Sex educator Julia Feldman says the same communication skills she teaches teens about sex are helpful for everyone during the pandemic.

“Because if you show up at someone’s house and they have a beautiful spread and they’re expecting that you’re just going to dig into a platter of food with them, and that’s not what you’re comfortable with, there might be disappointment on their part,” Feldman said. “There’s a lot of emotions involved.”

Her friend also asked in advance if she could use Feldman’s bathroom while she was there.

“So I disinfected this one bathroom and created a pathway through my house. But it really was only because she was cognizant of articulating that need and I was able to take time to accommodate it,” she said. “If she had showed up and said, ‘Oh, I really have to pee. Can I use your bathroom?’ I don’t know what I would have done.”

Lessons from Kink

This very detailed thinking and advanced negotiating shares similarities with the world of BDSM; sexual role-play, involving bondage, dominance and submission.

“You start tying people up without consent and it just goes south right away — you just can’t do that,” said Carol Queen, staff sexologist at Good Vibrations, the sex toy and sexual health company with locations throughout the Bay Area.

Good Vibrations sexologist Carol Queen says we have a lot of lessons we can borrow from the BDSM and polyamory communities in negotiating consent during the pandemic.

She suggests considering a common tool from the BDSM world: a detailed spreadsheet of every possible kinky activity — from leather restraints to nipple clamps — with columns to be filled in for yes, no or maybe. It’s a conversation starter for beginners and helps facilitate conversations ahead of kink parties. Queen says we need an equivalent checklist for the coronavirus.

“That helps people do that very first step of understanding what their own situation and needs and desires are,” she said. “Somebody, make this list for us!”

Queen has always emphasized that communication doesn’t stop once you get to the party. In her starring role in the 1998 instructional video/feminist porn film, Bend Over Boyfriend, she stressed the point repeatedly: “It’s deeply important that you are verbal with each other and say, ‘Yes, no, faster, I’m ready, I’m not ready.’ It’s very important because if you’re going on your partner’s wavelength, you’re going to have a greater experience.”

Two decades later, through a pandemic, she said it still holds true.

“The idea that it’s okay to be that talkative in the service of safety and comfort really is what we learned from that,” Queen said. “It’s a very important lesson in sex and, these days, under most other circumstances.”

Negotiating commitment

As some counties start to encourage people to form social pods or “quaranteams” as a way to limit socializing among two or three households, we now essentially have to decide which of our friends or family we ask to go steady with us.

“I wish I had more polyamorous friends to help me navigate that situation,” said Park, the STI doctor.
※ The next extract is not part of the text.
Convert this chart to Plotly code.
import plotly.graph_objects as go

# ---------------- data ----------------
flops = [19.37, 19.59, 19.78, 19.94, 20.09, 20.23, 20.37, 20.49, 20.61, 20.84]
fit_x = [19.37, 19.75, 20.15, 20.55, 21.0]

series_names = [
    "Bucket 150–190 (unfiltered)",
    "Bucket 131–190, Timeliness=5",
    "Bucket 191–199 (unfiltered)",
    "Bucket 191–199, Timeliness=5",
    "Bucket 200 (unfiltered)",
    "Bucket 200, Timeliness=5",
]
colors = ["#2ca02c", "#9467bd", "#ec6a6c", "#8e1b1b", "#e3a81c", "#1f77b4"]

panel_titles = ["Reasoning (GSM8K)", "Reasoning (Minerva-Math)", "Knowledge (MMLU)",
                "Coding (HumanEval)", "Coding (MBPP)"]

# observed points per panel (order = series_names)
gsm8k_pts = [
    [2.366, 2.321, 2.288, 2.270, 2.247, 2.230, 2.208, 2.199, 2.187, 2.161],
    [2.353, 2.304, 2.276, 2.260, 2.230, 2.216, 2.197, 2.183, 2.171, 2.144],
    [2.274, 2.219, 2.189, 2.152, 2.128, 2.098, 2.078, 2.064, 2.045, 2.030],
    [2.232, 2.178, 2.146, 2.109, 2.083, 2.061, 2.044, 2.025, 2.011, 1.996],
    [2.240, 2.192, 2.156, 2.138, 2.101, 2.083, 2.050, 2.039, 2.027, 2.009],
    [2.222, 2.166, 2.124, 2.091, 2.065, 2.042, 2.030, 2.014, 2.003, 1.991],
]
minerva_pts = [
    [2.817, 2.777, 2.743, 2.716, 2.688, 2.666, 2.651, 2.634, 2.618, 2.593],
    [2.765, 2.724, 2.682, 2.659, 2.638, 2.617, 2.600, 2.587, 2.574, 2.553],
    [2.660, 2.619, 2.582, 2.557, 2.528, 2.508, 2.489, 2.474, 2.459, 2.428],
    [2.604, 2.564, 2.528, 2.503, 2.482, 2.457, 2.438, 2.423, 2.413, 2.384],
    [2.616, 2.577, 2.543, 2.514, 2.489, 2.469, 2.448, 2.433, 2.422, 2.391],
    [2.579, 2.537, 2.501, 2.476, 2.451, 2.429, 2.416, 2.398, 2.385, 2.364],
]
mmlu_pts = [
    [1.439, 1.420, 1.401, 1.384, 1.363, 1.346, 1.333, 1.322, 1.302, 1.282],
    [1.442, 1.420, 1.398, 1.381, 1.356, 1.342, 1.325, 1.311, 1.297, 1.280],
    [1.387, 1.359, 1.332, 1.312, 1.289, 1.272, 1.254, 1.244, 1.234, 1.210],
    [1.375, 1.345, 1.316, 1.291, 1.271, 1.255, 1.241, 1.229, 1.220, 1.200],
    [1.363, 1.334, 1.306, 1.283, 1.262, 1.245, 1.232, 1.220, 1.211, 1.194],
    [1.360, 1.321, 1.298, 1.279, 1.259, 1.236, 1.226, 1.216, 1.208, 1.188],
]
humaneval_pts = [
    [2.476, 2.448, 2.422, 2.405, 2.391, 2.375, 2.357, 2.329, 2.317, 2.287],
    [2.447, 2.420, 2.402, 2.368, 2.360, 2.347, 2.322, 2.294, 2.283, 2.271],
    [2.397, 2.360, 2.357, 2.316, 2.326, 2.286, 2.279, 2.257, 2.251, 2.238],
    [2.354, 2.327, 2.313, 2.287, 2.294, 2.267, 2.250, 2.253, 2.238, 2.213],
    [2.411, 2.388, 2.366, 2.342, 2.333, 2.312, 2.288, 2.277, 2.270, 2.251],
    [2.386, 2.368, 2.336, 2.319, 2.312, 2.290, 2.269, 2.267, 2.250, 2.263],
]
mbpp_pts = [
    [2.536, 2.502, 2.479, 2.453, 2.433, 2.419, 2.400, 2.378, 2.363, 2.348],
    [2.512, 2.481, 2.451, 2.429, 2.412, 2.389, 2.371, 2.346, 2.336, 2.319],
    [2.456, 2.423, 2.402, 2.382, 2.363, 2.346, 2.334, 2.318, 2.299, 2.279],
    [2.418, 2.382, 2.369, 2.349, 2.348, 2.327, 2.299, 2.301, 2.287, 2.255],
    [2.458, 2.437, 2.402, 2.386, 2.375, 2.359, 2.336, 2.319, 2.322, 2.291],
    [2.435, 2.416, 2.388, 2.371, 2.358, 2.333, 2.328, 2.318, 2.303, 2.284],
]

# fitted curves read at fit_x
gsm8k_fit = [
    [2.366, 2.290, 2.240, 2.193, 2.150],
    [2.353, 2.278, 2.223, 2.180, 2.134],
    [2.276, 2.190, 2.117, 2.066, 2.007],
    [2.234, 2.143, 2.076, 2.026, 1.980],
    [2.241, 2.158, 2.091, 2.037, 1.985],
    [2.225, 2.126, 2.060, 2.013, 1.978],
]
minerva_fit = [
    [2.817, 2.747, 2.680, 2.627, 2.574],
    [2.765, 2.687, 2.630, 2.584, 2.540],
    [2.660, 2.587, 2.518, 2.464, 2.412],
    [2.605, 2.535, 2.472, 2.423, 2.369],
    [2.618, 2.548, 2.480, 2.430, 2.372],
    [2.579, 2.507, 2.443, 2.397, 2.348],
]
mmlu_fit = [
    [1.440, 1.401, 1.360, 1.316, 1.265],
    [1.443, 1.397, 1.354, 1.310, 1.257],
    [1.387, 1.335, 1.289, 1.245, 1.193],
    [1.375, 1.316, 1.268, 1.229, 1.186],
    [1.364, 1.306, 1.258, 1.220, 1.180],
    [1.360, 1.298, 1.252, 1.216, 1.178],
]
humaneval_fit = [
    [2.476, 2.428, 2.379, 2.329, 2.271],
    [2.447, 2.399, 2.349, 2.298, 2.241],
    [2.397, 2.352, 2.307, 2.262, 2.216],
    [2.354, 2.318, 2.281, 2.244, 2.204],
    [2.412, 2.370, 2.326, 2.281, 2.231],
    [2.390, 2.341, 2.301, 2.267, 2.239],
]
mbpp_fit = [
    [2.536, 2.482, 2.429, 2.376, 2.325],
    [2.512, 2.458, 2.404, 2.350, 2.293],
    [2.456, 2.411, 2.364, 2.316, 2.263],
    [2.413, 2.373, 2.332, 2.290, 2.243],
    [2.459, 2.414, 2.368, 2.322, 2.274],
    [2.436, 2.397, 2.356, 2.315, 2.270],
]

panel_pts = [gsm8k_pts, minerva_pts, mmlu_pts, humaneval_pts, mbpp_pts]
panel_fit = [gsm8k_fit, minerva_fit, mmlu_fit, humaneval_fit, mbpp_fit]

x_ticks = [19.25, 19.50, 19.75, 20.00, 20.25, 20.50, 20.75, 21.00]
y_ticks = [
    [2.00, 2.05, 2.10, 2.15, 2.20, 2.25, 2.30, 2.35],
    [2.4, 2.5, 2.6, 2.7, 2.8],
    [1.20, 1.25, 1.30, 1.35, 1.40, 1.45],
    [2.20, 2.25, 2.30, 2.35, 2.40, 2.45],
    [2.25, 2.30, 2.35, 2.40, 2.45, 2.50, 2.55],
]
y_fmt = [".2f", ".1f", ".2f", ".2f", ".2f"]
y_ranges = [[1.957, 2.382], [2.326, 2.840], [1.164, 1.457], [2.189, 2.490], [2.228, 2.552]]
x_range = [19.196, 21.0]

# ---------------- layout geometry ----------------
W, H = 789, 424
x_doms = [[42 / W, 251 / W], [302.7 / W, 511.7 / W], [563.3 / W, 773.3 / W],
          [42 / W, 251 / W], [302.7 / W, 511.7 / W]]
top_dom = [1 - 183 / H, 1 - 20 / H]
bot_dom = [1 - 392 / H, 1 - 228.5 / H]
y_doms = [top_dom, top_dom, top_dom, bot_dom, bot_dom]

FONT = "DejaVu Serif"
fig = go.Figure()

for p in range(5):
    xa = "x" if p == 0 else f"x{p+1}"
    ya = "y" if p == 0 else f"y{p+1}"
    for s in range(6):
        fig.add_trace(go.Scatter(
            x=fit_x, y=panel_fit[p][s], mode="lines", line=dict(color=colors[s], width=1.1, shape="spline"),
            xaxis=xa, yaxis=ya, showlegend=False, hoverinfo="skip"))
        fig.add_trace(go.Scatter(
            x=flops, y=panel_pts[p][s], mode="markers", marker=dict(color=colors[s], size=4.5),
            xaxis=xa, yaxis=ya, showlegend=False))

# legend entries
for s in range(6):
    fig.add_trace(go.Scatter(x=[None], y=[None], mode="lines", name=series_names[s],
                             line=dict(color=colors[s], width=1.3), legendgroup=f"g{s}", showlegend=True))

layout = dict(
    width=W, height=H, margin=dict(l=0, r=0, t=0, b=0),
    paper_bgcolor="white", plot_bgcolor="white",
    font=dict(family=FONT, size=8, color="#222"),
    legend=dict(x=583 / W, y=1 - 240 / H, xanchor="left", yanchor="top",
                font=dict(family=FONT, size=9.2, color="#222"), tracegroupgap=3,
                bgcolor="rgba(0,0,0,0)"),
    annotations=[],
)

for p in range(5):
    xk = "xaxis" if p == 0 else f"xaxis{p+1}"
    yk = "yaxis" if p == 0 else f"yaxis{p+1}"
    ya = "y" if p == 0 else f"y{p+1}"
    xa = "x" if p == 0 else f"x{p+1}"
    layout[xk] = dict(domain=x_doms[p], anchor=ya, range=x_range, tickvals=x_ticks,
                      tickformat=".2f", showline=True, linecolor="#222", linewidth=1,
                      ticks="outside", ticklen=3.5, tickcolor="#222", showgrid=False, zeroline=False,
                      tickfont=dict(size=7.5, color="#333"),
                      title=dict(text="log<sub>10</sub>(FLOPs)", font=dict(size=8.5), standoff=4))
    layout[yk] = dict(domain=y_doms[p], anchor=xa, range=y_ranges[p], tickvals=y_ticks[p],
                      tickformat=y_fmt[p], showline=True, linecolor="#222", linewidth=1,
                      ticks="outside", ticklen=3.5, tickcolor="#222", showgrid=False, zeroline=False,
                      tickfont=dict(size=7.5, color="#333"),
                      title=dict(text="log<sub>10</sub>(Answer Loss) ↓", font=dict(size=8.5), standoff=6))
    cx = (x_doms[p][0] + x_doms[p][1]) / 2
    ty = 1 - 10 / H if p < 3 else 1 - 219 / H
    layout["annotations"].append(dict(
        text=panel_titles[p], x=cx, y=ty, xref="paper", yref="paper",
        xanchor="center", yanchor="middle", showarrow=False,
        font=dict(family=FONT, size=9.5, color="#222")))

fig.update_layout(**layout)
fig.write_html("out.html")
As in, folks with experience brokering different levels of intimacy with multiple partners and establishing ground rules for the group.
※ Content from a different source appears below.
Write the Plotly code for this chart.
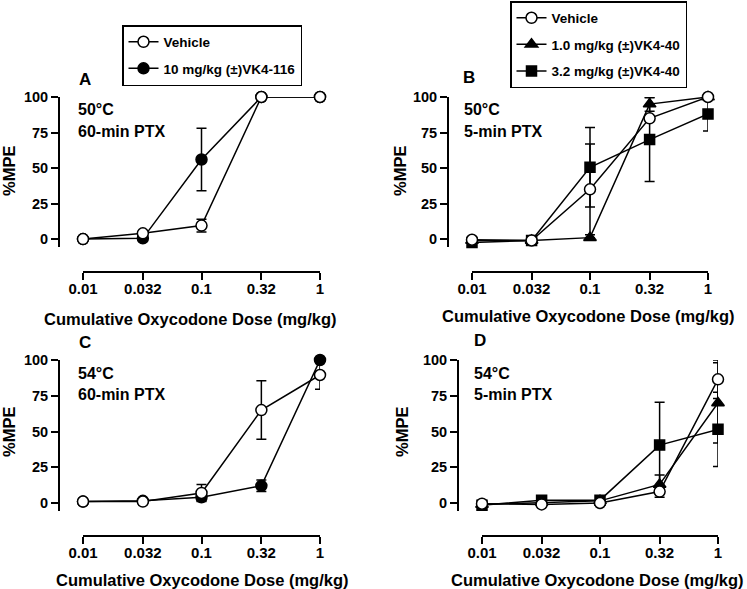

As a physician who often talks with patients about infidelity when an infection enters the picture, Park wonders how pods will deal with social infidelities.

“There’s inevitably going to be betrayals, ‘Oh, I cheated on our pod with somebody else,’ and then having to disclose that to the pod,” she said. “Does the relationship recover? Or do you kick that person out of your pod forever?”

In Park’s experience, it’s always better to admit to an affair before an infection enters the picture, whether it’s chlamydia or the coronavirus, so everyone can take precautions. With the coronavirus, the offending pod member can self-quarantine for two weeks away from the rest of the group, so no one gets sick.

But whether you’re being kicked out of a pod or no one’s invited you to be part of a pod in the first place, the experts agree we all need to get better at handling rejection. The pandemic is temporary, but we’re in it with our loved ones for the long term, so we need to respect each other’s anxieties and boundaries.

“Don’t take it personally,” said Queen. “We’re all new here at this party.”